Sich "auf die Kriegführung der Zukunft (zu) konzentrieren", forderte damals auch Hartmut Küchle vom "Arbeitskreis Wehrtechnik und Arbeitsplätze" in einer von der gewerkschaftsnahen Hans-Böckler-Stiftung herausgegebenen Publikation. Wer wie die Bundesrepublik "Weltordnungspolitik" betreiben wolle, sei gut beraten, nicht nur "militärische Fähigkeiten", sondern auch "rüstungsindustrielle und rüstungstechnologische Kompetenzen" als "Grundlage für politischen Handlungsspielraum" zu verstehen.

Derselbe Arbeitskreis der IG Metall präzisiert diese Stoßrichtung in seiner aktuellen Studie wiederum für die Kriegsmarine und Werften unter dem Titel "Perspektiven der deutschen militärischen Schiffbaukapazitäten im europäischen Kontext". Die Rede ist von einer zunehmenden "Bedrohung des freien Warenverkehrs zu See durch Piraterie und Terrorismus", der man mit einem "Konzept weltweit mobiler Streitkräfte, die flexibel an wechselnden Schauplätzen für militärische Einsätze zur Verfügung stehen" begegne. Die "Einsatzfähigkeit" der Kriegsmarine müsse sichergestellt, die "Exportfähigkeit" deutscher Waffen gewährleistet werden. Die "Hoffnungen in der Branche" richteten sich auf "Wachstumsmärkte außerhalb Europas" wie insbesondere die von "einigen Schwellenländern" geplanten "milliardenschweren Beschaffungen".

Sorge bereitet den Autoren der Studie die Wirtschaftskrise, da Sparpolitik die "Transformation der Bundeswehr" verhindern könnte. Um vorhandene Produktionskapazitäten auszulasten, müsse über die nationale Beschaffung hinaus gerade im Marineschiffbau der Export gestärkt werden. Die Konkurrenz sei groß, weshalb man einerseits die notwendigen "wehrtechnischen Kernfähigkeit(en)" mit "nationaler Bedeutung" erhalten und andererseits eine "europäische Lösung" auf dem internationalen Waffenmarkt anstreben müsse. Gefordert wird nichts weniger als "übergreifende Kooperationen" der wirtschaftlich stärksten und technologisch fortgeschrittensten Waffenschmieden etwa in Form der Herausbildung einer "EADS der Meere".

Auslandseinsätze der Kriegsmarine, Rüstungsaufträge für deutsche Werften, militärtechnologischer Verbund der Führungsmächte Europas, Waffenexporte an zahlungskräfte Schwellenländer - all das könnte nicht überraschen, entspränge es konservativen Think Tanks, Strategiepapieren des Verteidigungsministeriums oder einer Lobbyarbeit der Rüstungsindustrie.
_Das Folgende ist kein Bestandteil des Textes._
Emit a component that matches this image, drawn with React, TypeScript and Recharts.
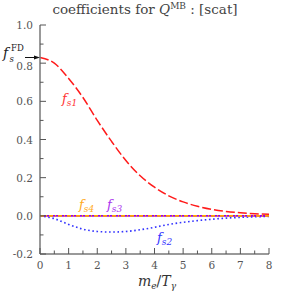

Die verblüffende Identität der Argumente aus dem Dunstkreis des Vorstands der IG Metall wirft die Frage auf, ob der Schulterschluß mit Kapitalinteressen und Staatsräson bereits zur Schmelze der Gewerkschaft geführt hat, die sich geschmeidig in jede beliebige Form gießen läßt, gleich ob es sich um Gewehrläufe, Kanonenrohre, Torpedohüllen oder Schiffsplatten handelt.